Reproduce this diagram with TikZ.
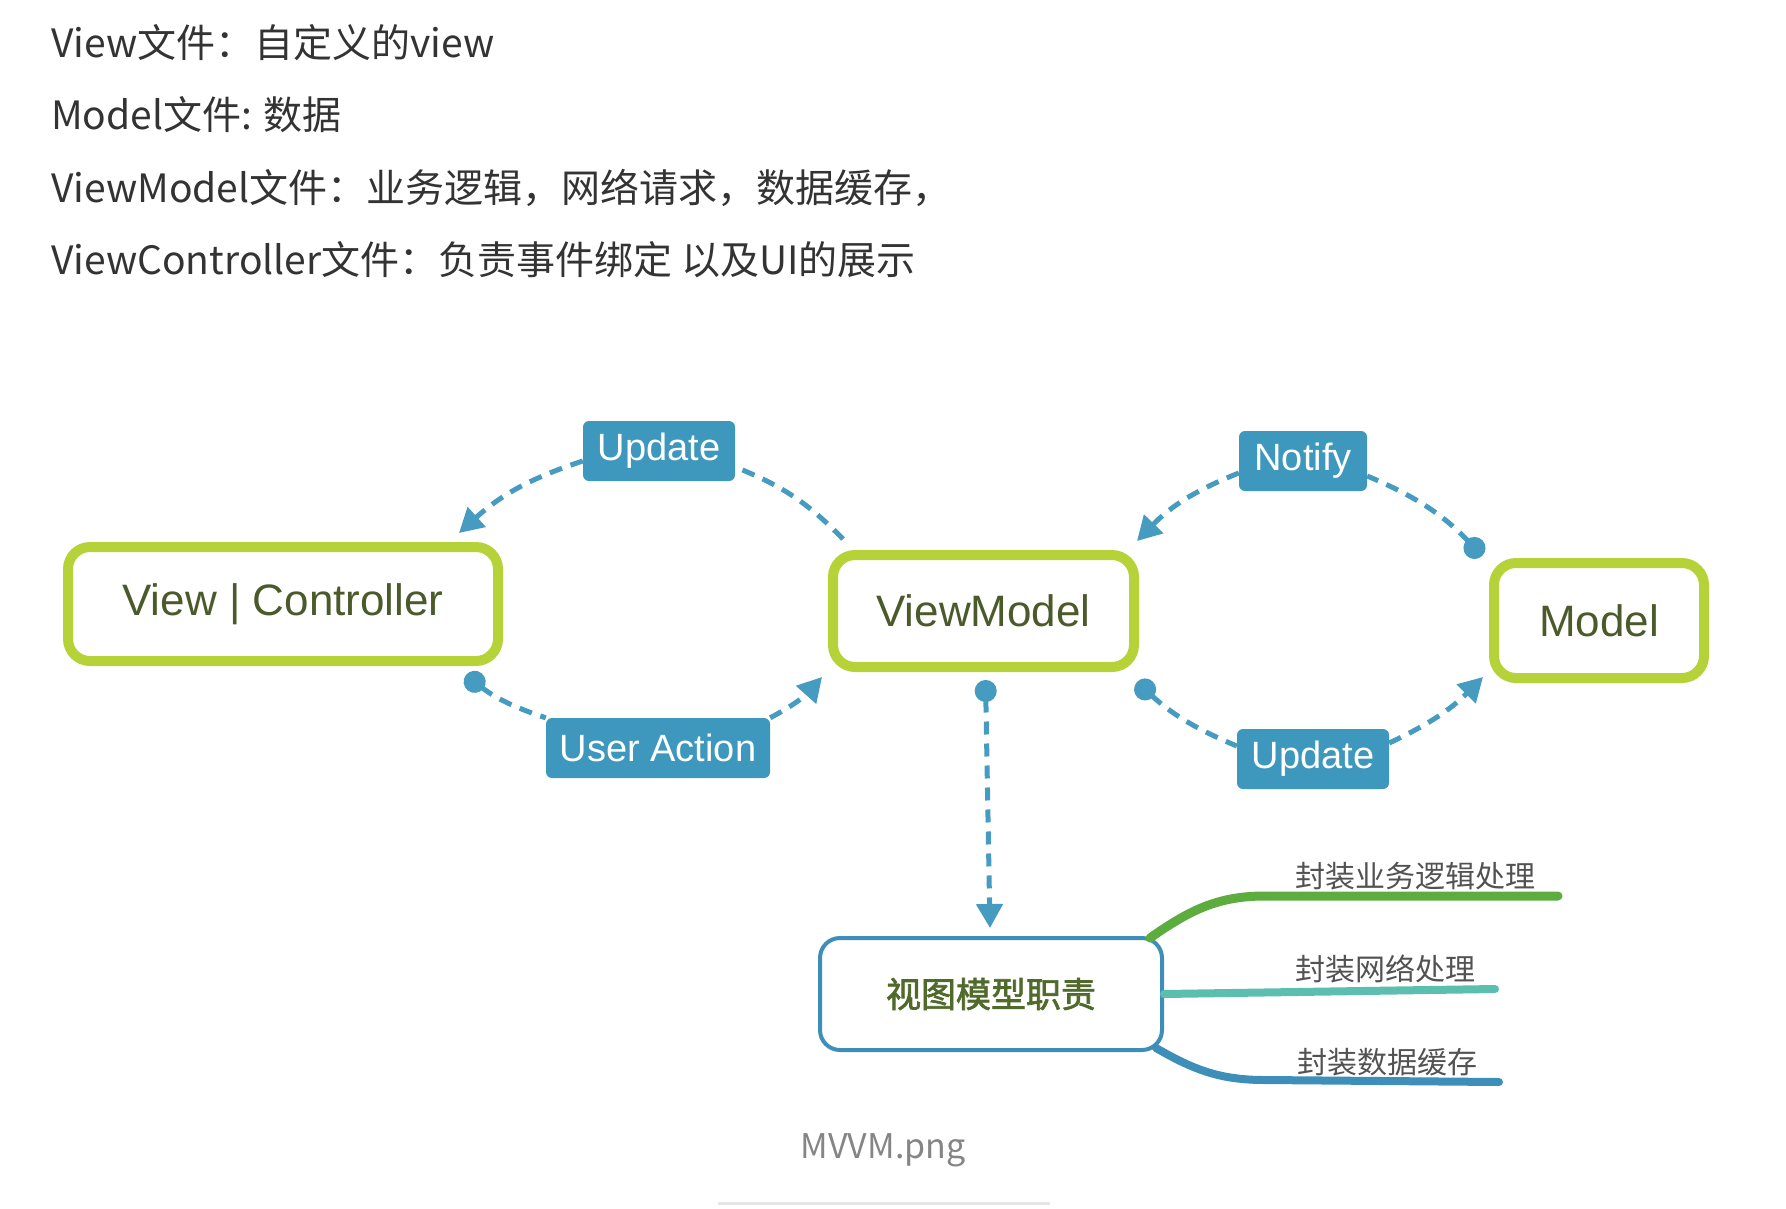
\documentclass[tikz,border=0pt]{standalone}
\usepackage{fontspec}
\usetikzlibrary{arrows.meta, calc}
\setmainfont{Liberation Sans}
\newfontfamily\cjk{Noto Sans CJK SC}
\newfontfamily\cjkheavy[FakeBold = 2]{Noto Sans CJK SC}
\definecolor{boxgreen}{RGB}{181,211,56}
\definecolor{linkblue}{RGB}{70,155,192}
\definecolor{tagblue}{RGB}{62,152,189}
\definecolor{olive}{RGB}{75,90,42}
\definecolor{respgreen}{RGB}{80,106,44}
\definecolor{branchgreen}{RGB}{92,172,62}
\definecolor{branchteal}{RGB}{92,190,174}
\definecolor{branchblue}{RGB}{61,143,185}
\definecolor{headgray}{RGB}{51,51,51}
\tikzset{
	mvbox/.style = {draw = boxgreen, line width = 10pt, rounded corners = 22pt, fill = white, text = olive, font = \fontsize{44}{50}\selectfont, inner sep = 0pt},
	tag/.style = {fill = tagblue, rounded corners = 6pt, text = white, font = \fontsize{38}{44}\selectfont, inner sep = 0pt, minimum height = 60pt},
	link/.style = {draw = linkblue, line width = 5pt, dash pattern = on 13pt off 9pt},
	tip/.style = {-{Triangle[length = 24pt, width = 26pt]}},
	dot/.style = {{Circle[length = 22pt]}-},
	dottip/.style = {{Circle[length = 22pt]}-{Triangle[length = 24pt, width = 26pt]}},
	branch/.style = {line width = 8pt, line cap = round},
	branchtext/.style = {anchor = west, inner sep = 0pt, text = headgray!85, font = \cjk\fontsize{30}{36}\selectfont}
}

\begin{document}
\begin{tikzpicture}[x = 1pt, y = -1pt]
	\useasboundingbox (0,0) rectangle (1786,1208);
	% file notes
	\foreach \i/\y/\t in {1/43/{View文件：自定义的view}, 2/115/{Model文件: 数据}, 3/188/{ViewModel文件：业务逻辑，网络请求，数据缓存，}, 4/260/{ViewController文件：负责事件绑定 以及UI的展示}}
	\node (h\i) at (51,\y) [anchor = west, inner sep = 0pt, text = headgray, font = \cjk\fontsize{39}{46}\selectfont] {\t};

	% mvvm boxes
	\node (vc) at (283,604) [mvbox, minimum width = 430pt, minimum height = 114pt] {View | Controller};
	\node (vm) at (983.5,611) [mvbox, minimum width = 301pt, minimum height = 112pt] {ViewModel};
	\node (md) at (1599,620.5) [mvbox, minimum width = 210pt, minimum height = 115pt] {Model};

	\node (upd1) at (659,451) [tag, minimum width = 152pt] {Update};
	\node (ua) at (658,748) [tag, minimum width = 224pt] {User Action};
	\node (nt) at (1303,461) [tag, minimum width = 128pt] {Notify};
	\node (upd2) at (1313,759) [tag, minimum width = 152pt] {Update};

	\draw[link] ($(vm.north west)+(15,-11)$) to[bend right = 12] ($(upd1.east)+(0,16)$);
	\draw[link, tip] ($(upd1.west)+(0,10)$) to[bend right = 12] ($(vc.north east)+(-44,-9)$);
	\draw[link, dot] ($(vc.south east)+(-37,9)$) to[bend right = 10] (ua.north west);
	\draw[link, tip] (ua.north east) to[bend right = 10] ($(vm.south west)+(-6,5)$);
	\draw[link, dot] ($(md.north west)+(-7,-2)$) to[bend right = 12] ($(nt.east)+(0,15)$);
	\draw[link, tip] ($(nt.west)+(0,12)$) to[bend right = 12] ($(vm.north east)+(-2,-9)$);
	\draw[link, dot] ($(vm.south east)+(-2,10)$) to[bend right = 10] ($(upd2.west)+(0,-13)$);
	\draw[link, tip] ($(upd2.east)+(0,-16)$) to[bend right = 10] ($(md.south west)+(-6,-6)$);

	% responsibilities
	\node (rb) at (991,994) [draw = branchblue, line width = 4pt, rounded corners = 20pt, fill = white, minimum width = 342pt, minimum height = 112pt, text = respgreen, font = \cjkheavy\fontsize{35}{40}\selectfont] {视图模型职责};
	\draw[link, dottip] ($(vm.south)+(2,8)$) -- ($(rb.north)+(-1,-8)$);

	\node (l1) at (1295,876) [branchtext] {封装业务逻辑处理};
	\node (l2) at (1295,969) [branchtext] {封装网络处理};
	\node (l3) at (1297,1062) [branchtext] {封装数据缓存};
	\coordinate (e1) at (1558,896);
	\coordinate (e2) at (1495,989);
	\coordinate (e3) at (1499,1082);
	\draw[branch, branchgreen, line width = 9pt] ($(rb.north east)+(-14,2)$) to[out = 35, in = 180] (1265,896) -- (e1);
	\draw[branch, branchteal] (rb.east) -- (e2);
	\draw[branch, branchblue] ($(rb.south east)+(-8,-4)$) to[out = -30, in = 180] (1265,1080) -- (e3);

	\node (cap) at (883,1150) [text = headgray!60, font = \cjk\fontsize{34}{40}\selectfont] {MVVM.png};
	\draw[gray!20, line width = 3pt] (718,1203) -- (1050,1203);
\end{tikzpicture}
\end{document}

:::

_Set problem_
Reproduce the material in its entirety and word for word, without the pictures.

_Exercise output_
Reproduce this diagram with TikZ.
\documentclass[tikz,border=0pt]{standalone}
\usepackage{fontspec}
\usetikzlibrary{arrows.meta, calc}
\setmainfont{Liberation Sans}
\newfontfamily\cjk{Noto Sans CJK SC}
\newfontfamily\cjkheavy[FakeBold = 2]{Noto Sans CJK SC}
\definecolor{boxgreen}{RGB}{181,211,56}
\definecolor{linkblue}{RGB}{70,155,192}
\definecolor{tagblue}{RGB}{62,152,189}
\definecolor{olive}{RGB}{75,90,42}
\definecolor{respgreen}{RGB}{80,106,44}
\definecolor{branchgreen}{RGB}{92,172,62}
\definecolor{branchteal}{RGB}{92,190,174}
\definecolor{branchblue}{RGB}{61,143,185}
\definecolor{headgray}{RGB}{51,51,51}
\tikzset{
	mvbox/.style = {draw = boxgreen, line width = 10pt, rounded corners = 22pt, fill = white, text = olive, font = \fontsize{44}{50}\selectfont, inner sep = 0pt},
	tag/.style = {fill = tagblue, rounded corners = 6pt, text = white, font = \fontsize{38}{44}\selectfont, inner sep = 0pt, minimum height = 60pt},
	link/.style = {draw = linkblue, line width = 5pt, dash pattern = on 13pt off 9pt},
	tip/.style = {-{Triangle[length = 24pt, width = 26pt]}},
	dot/.style = {{Circle[length = 22pt]}-},
	dottip/.style = {{Circle[length = 22pt]}-{Triangle[length = 24pt, width = 26pt]}},
	branch/.style = {line width = 8pt, line cap = round},
	branchtext/.style = {anchor = west, inner sep = 0pt, text = headgray!85, font = \cjk\fontsize{30}{36}\selectfont}
}

\begin{document}
\begin{tikzpicture}[x = 1pt, y = -1pt]
	\useasboundingbox (0,0) rectangle (1786,1208);
	% file notes
	\foreach \i/\y/\t in {1/43/{View文件：自定义的view}, 2/115/{Model文件: 数据}, 3/188/{ViewModel文件：业务逻辑，网络请求，数据缓存，}, 4/260/{ViewController文件：负责事件绑定 以及UI的展示}}
	\node (h\i) at (51,\y) [anchor = west, inner sep = 0pt, text = headgray, font = \cjk\fontsize{39}{46}\selectfont] {\t};

	% mvvm boxes
	\node (vc) at (283,604) [mvbox, minimum width = 430pt, minimum height = 114pt] {View | Controller};
	\node (vm) at (983.5,611) [mvbox, minimum width = 301pt, minimum height = 112pt] {ViewModel};
	\node (md) at (1599,620.5) [mvbox, minimum width = 210pt, minimum height = 115pt] {Model};

	\node (upd1) at (659,451) [tag, minimum width = 152pt] {Update};
	\node (ua) at (658,748) [tag, minimum width = 224pt] {User Action};
	\node (nt) at (1303,461) [tag, minimum width = 128pt] {Notify};
	\node (upd2) at (1313,759) [tag, minimum width = 152pt] {Update};

	\draw[link] ($(vm.north west)+(15,-11)$) to[bend right = 12] ($(upd1.east)+(0,16)$);
	\draw[link, tip] ($(upd1.west)+(0,10)$) to[bend right = 12] ($(vc.north east)+(-44,-9)$);
	\draw[link, dot] ($(vc.south east)+(-37,9)$) to[bend right = 10] (ua.north west);
	\draw[link, tip] (ua.north east) to[bend right = 10] ($(vm.south west)+(-6,5)$);
	\draw[link, dot] ($(md.north west)+(-7,-2)$) to[bend right = 12] ($(nt.east)+(0,15)$);
	\draw[link, tip] ($(nt.west)+(0,12)$) to[bend right = 12] ($(vm.north east)+(-2,-9)$);
	\draw[link, dot] ($(vm.south east)+(-2,10)$) to[bend right = 10] ($(upd2.west)+(0,-13)$);
	\draw[link, tip] ($(upd2.east)+(0,-16)$) to[bend right = 10] ($(md.south west)+(-6,-6)$);

	% responsibilities
	\node (rb) at (991,994) [draw = branchblue, line width = 4pt, rounded corners = 20pt, fill = white, minimum width = 342pt, minimum height = 112pt, text = respgreen, font = \cjkheavy\fontsize{35}{40}\selectfont] {视图模型职责};
	\draw[link, dottip] ($(vm.south)+(2,8)$) -- ($(rb.north)+(-1,-8)$);

	\node (l1) at (1295,876) [branchtext] {封装业务逻辑处理};
	\node (l2) at (1295,969) [branchtext] {封装网络处理};
	\node (l3) at (1297,1062) [branchtext] {封装数据缓存};
	\coordinate (e1) at (1558,896);
	\coordinate (e2) at (1495,989);
	\coordinate (e3) at (1499,1082);
	\draw[branch, branchgreen, line width = 9pt] ($(rb.north east)+(-14,2)$) to[out = 35, in = 180] (1265,896) -- (e1);
	\draw[branch, branchteal] (rb.east) -- (e2);
	\draw[branch, branchblue] ($(rb.south east)+(-8,-4)$) to[out = -30, in = 180] (1265,1080) -- (e3);

	\node (cap) at (883,1150) [text = headgray!60, font = \cjk\fontsize{34}{40}\selectfont] {MVVM.png};
	\draw[gray!20, line width = 3pt] (718,1203) -- (1050,1203);
\end{tikzpicture}
\end{document}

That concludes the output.